Dichtes Gedränge gestern Morgen im Zürcher Hauptbahnhof. Jugendliche Aktivisten wedeln mit Bündeln von 10-Franken-Noten. Dann händigen sie die gelb-orangen Scheine an verdutzte Passanten aus. Einfach so. Zehntausend Franken wechseln innert wenigen Minuten die Besitzer. Dann ist der Spuk vorbei.
Gratis-Geld fürs Volk also. Ein Scherz? Im Gegenteil! Für die Anhänger des Grundeinkommens, die hinter der Aktion im Hauptbahnhof stehen, ist das Geld-Verteilen purer Ernst. Wenn es nach ihnen geht, dann soll die Schweiz bald schon eine viel mächtigere Geld-Schleuder anwerfen.
Statt 10 soll es dann 2500 Franken geben. Monatlich. Bedingungslos. Und zwar für jeden Bewohner der Schweiz. Wer arbeiten will, kann Geld dazuverdienen. Wer lieber zu Hause vor der Glotze sitzt oder den ganzen Tag im Bett verbringt, kann auch das tun.
Wer heute 6000 Franken pro Monat verdient, dürfte künftig gleich viel Geld zur Verfügung haben. Der Grundsockel von 2500 Franken käme einfach vom Staat, der Arbeitgeber müsste nur noch 3500 drauflegen. Trotzdem wäre es eine Revolution. Und sie könnte Realität werden.
Voraussetzung ist, dass das Stimmvolk Ja sagt, wenn die Volksinitiative für ein bedingungsloses Grundeinkommen am 7. Juni an die Urne kommt. Da keine Partei das Anliegen unterstützt, stehen die Chancen relativ schlecht.
Doch davon liessen sich die Grundeinkommen-Initianten gestern nicht aus der Ruhe bringen.
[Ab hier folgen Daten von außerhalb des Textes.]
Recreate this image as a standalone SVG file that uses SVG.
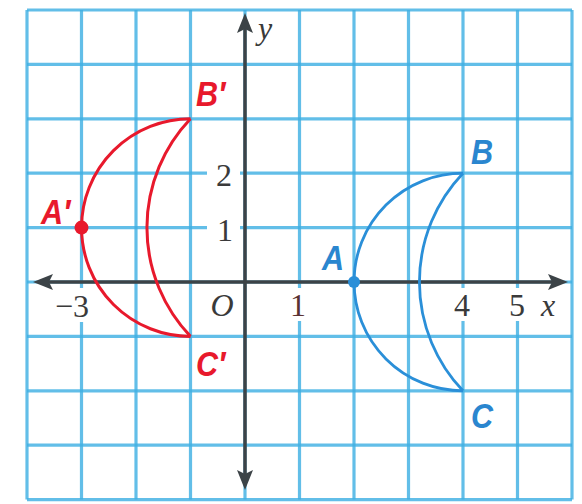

Ein Volks-Nein wäre für die Unternehmer, Künstler und Querdenker des Komitees höchstens ein leichter Dämpfer. Der Basler Mitinitiant Daniel Häni sagte: «Die Entwicklung hin zum Grundeinkommen findet sowieso statt.»
Warum sind die Initianten so überzeugt von dieser Idee? Weil sie bei näherer Betrachtung einige starke Argumente für ihren Umbau der Schweiz haben. Das bedingungslose Grundeinkommen ist für sie nicht die Aufforderung an den Staat, eine gemütliche Hängematte für das Volk aufzuspannen. Sondern vielmehr die vernünftige Antwort auf brennende Fragen unserer Zeit.
Zum Beispiel: Was soll mit den Zehntausenden Menschen in der Schweiz geschehen, die wegen der Digitalisierung der Arbeitswelt ihren Job verlieren werden? Das Grundeinkommen, so die Annahme, würde diesen Menschen den Gang aufs Sozialamt ersparen und ihnen erlauben, anderswo eine sinnstiftende Tätigkeit zu finden.
Ein weiteres Argument: Der Unterhalt unserer Sozialwerke wird immer komplexer und immer teurer. Das Grundeinkommen könnte AHV, IV und Sozialhilfe ersetzen und die Sozialbürokratie auf einen Schlag beseitigen.
Bleiben die Finanzen. Denn gratis ist das Grundeinkommen natürlich nicht. Nach Berechnungen des Bundes würde es pro Jahr 208 Milliarden Franken kosten. Auftreiben wollen die Initianten das Geld – ganz unvisionär – bei den Unternehmen, durch Umlagerungen von den Sozialwerken und durch neue Steuern.